##### Entries shown

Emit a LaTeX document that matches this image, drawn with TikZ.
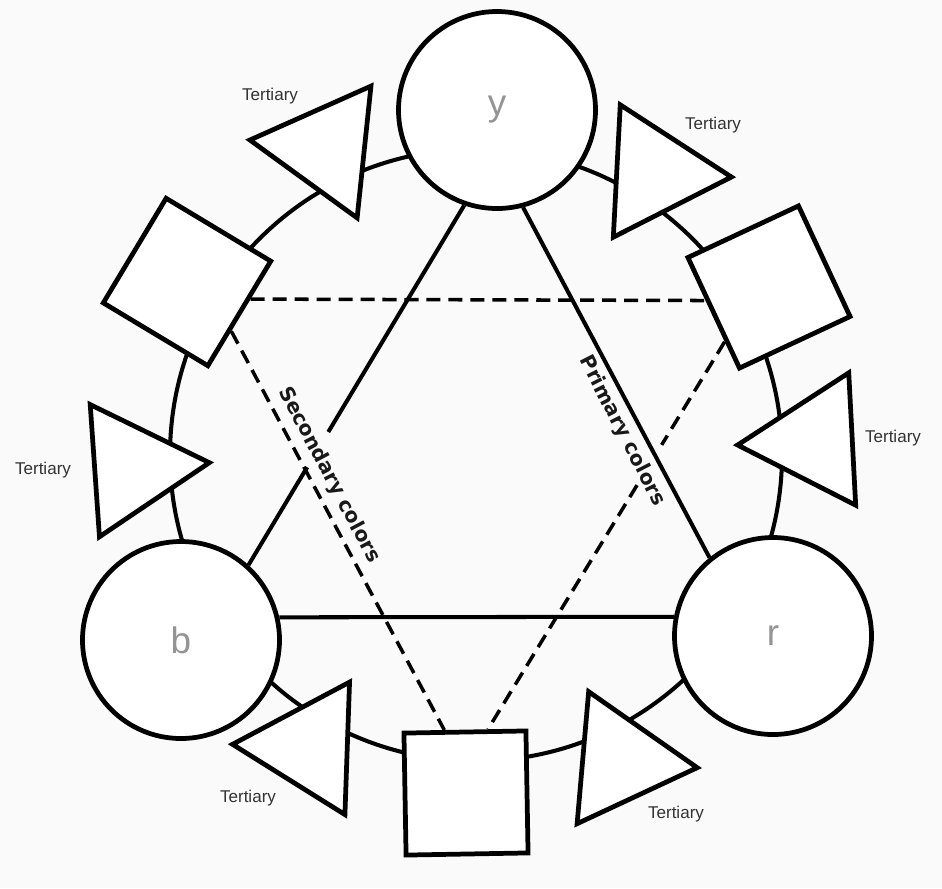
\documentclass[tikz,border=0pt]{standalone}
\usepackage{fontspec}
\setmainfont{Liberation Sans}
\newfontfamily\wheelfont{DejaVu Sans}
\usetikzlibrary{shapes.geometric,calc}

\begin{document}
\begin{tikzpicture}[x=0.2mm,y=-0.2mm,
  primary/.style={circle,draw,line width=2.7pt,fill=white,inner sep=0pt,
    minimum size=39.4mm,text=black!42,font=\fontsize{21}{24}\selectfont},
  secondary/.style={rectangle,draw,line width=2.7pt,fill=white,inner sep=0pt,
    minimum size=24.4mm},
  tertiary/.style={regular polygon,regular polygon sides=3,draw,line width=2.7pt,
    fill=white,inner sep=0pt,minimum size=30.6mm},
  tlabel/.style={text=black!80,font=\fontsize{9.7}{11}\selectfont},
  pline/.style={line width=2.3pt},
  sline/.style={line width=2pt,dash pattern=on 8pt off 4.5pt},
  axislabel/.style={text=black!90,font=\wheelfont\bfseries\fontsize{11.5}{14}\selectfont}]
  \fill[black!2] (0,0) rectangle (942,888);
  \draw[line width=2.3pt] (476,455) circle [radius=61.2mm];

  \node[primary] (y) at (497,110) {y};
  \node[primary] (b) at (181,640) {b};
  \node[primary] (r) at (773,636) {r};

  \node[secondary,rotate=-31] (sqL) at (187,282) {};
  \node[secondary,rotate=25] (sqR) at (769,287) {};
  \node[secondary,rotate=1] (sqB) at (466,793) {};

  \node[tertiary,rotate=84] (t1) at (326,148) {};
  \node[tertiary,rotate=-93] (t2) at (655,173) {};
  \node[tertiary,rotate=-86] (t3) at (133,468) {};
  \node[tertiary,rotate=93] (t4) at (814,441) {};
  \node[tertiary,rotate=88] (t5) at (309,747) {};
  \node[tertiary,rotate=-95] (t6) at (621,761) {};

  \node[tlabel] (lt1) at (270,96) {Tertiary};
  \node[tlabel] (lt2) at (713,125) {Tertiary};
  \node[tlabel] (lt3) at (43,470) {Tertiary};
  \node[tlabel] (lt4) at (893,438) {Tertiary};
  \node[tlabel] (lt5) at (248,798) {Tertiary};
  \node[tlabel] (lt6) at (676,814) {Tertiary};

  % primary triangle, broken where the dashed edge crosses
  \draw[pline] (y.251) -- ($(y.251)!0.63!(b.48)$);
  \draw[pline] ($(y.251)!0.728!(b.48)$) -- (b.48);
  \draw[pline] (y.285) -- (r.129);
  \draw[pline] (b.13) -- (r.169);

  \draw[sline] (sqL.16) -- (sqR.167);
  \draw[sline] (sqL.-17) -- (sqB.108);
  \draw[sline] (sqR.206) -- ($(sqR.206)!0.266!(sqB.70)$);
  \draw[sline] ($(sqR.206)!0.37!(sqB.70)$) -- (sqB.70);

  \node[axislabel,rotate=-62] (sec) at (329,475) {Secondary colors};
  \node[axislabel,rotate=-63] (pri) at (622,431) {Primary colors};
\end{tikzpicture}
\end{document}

##########
##### Entries shown

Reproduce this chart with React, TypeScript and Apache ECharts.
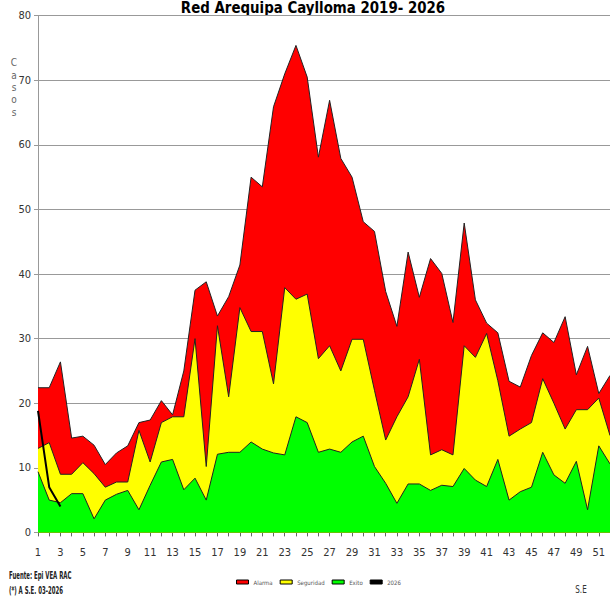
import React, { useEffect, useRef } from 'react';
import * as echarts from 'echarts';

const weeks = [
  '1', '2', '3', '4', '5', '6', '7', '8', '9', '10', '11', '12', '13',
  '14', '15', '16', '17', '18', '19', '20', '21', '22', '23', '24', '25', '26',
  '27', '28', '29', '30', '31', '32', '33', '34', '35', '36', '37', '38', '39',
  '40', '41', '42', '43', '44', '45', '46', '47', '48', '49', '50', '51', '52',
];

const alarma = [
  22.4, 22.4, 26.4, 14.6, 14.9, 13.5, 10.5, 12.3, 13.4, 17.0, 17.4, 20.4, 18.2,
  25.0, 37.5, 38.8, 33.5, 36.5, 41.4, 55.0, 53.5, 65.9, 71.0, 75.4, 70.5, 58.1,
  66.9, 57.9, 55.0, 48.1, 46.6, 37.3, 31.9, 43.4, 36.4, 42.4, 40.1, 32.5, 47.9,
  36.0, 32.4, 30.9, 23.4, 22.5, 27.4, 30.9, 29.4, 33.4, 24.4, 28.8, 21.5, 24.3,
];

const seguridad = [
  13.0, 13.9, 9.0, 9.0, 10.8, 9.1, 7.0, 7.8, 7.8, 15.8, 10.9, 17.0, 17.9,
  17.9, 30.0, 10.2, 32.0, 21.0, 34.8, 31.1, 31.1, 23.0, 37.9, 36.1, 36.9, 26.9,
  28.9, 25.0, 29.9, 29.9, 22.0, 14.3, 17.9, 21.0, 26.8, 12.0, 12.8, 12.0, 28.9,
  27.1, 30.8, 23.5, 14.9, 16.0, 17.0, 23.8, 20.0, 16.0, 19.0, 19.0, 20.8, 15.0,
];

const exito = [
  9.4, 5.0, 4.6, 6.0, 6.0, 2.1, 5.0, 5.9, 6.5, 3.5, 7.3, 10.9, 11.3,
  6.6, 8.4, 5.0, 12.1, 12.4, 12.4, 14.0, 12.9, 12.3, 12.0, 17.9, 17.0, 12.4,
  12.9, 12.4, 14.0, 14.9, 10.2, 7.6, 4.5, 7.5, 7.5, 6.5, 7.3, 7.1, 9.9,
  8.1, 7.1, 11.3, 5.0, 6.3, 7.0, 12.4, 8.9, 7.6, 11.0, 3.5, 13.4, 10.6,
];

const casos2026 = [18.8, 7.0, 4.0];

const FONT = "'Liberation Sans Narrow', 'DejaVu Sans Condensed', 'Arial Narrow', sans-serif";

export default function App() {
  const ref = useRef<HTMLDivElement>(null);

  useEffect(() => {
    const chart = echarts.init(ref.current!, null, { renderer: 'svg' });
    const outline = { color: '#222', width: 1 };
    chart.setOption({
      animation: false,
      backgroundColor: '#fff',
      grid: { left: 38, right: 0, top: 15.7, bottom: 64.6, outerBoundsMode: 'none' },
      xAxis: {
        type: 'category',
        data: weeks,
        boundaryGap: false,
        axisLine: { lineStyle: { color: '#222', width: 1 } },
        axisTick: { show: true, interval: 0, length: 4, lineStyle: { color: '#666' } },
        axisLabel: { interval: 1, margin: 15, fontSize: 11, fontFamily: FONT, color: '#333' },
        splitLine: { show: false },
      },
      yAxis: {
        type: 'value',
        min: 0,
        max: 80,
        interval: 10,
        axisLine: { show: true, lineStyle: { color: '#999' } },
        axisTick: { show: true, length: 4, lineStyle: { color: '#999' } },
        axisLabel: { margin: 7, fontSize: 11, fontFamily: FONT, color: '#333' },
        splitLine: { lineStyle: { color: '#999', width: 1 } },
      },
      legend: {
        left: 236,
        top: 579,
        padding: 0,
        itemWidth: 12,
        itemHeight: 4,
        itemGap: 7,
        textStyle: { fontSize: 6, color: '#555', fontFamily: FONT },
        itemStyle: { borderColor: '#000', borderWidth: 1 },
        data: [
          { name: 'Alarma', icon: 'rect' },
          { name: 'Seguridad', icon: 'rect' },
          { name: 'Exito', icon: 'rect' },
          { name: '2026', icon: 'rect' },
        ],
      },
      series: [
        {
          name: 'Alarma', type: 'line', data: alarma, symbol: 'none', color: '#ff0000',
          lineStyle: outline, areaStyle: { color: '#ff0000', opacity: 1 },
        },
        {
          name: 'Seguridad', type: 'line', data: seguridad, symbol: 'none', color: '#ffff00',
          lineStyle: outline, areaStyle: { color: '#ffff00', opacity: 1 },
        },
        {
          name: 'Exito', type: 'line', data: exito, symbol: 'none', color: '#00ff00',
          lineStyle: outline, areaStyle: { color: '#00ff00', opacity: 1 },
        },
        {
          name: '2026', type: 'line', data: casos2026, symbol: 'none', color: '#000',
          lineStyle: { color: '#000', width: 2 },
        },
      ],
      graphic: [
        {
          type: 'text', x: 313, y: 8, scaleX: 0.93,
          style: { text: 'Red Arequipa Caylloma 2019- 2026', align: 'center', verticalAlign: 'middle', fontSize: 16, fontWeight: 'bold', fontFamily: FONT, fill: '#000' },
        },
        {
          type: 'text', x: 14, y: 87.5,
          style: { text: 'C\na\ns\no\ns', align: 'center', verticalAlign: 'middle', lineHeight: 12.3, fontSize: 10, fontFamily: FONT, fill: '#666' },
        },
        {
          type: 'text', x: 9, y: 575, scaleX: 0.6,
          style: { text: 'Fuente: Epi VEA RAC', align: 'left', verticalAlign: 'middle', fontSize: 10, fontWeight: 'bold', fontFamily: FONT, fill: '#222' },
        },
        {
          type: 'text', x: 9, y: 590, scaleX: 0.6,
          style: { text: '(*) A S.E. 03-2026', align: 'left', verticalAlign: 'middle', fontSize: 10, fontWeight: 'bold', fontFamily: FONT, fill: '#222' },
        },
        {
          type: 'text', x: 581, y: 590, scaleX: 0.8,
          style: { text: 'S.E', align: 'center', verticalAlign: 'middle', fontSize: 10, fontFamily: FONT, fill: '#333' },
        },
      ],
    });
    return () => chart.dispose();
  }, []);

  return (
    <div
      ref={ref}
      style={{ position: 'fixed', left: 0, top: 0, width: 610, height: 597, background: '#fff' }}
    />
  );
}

##########

__What is expected__
The copy should hold exactly the lines from the line with "Emit a LaTeX" to the line with "(b.13) -- (r.169);", both ends in, set down without any pictures and with nothing added.

__Solution for this task__
Emit a LaTeX document that matches this image, drawn with TikZ.
\documentclass[tikz,border=0pt]{standalone}
\usepackage{fontspec}
\setmainfont{Liberation Sans}
\newfontfamily\wheelfont{DejaVu Sans}
\usetikzlibrary{shapes.geometric,calc}

\begin{document}
\begin{tikzpicture}[x=0.2mm,y=-0.2mm,
  primary/.style={circle,draw,line width=2.7pt,fill=white,inner sep=0pt,
    minimum size=39.4mm,text=black!42,font=\fontsize{21}{24}\selectfont},
  secondary/.style={rectangle,draw,line width=2.7pt,fill=white,inner sep=0pt,
    minimum size=24.4mm},
  tertiary/.style={regular polygon,regular polygon sides=3,draw,line width=2.7pt,
    fill=white,inner sep=0pt,minimum size=30.6mm},
  tlabel/.style={text=black!80,font=\fontsize{9.7}{11}\selectfont},
  pline/.style={line width=2.3pt},
  sline/.style={line width=2pt,dash pattern=on 8pt off 4.5pt},
  axislabel/.style={text=black!90,font=\wheelfont\bfseries\fontsize{11.5}{14}\selectfont}]
  \fill[black!2] (0,0) rectangle (942,888);
  \draw[line width=2.3pt] (476,455) circle [radius=61.2mm];

  \node[primary] (y) at (497,110) {y};
  \node[primary] (b) at (181,640) {b};
  \node[primary] (r) at (773,636) {r};

  \node[secondary,rotate=-31] (sqL) at (187,282) {};
  \node[secondary,rotate=25] (sqR) at (769,287) {};
  \node[secondary,rotate=1] (sqB) at (466,793) {};

  \node[tertiary,rotate=84] (t1) at (326,148) {};
  \node[tertiary,rotate=-93] (t2) at (655,173) {};
  \node[tertiary,rotate=-86] (t3) at (133,468) {};
  \node[tertiary,rotate=93] (t4) at (814,441) {};
  \node[tertiary,rotate=88] (t5) at (309,747) {};
  \node[tertiary,rotate=-95] (t6) at (621,761) {};

  \node[tlabel] (lt1) at (270,96) {Tertiary};
  \node[tlabel] (lt2) at (713,125) {Tertiary};
  \node[tlabel] (lt3) at (43,470) {Tertiary};
  \node[tlabel] (lt4) at (893,438) {Tertiary};
  \node[tlabel] (lt5) at (248,798) {Tertiary};
  \node[tlabel] (lt6) at (676,814) {Tertiary};

  % primary triangle, broken where the dashed edge crosses
  \draw[pline] (y.251) -- ($(y.251)!0.63!(b.48)$);
  \draw[pline] ($(y.251)!0.728!(b.48)$) -- (b.48);
  \draw[pline] (y.285) -- (r.129);
  \draw[pline] (b.13) -- (r.169);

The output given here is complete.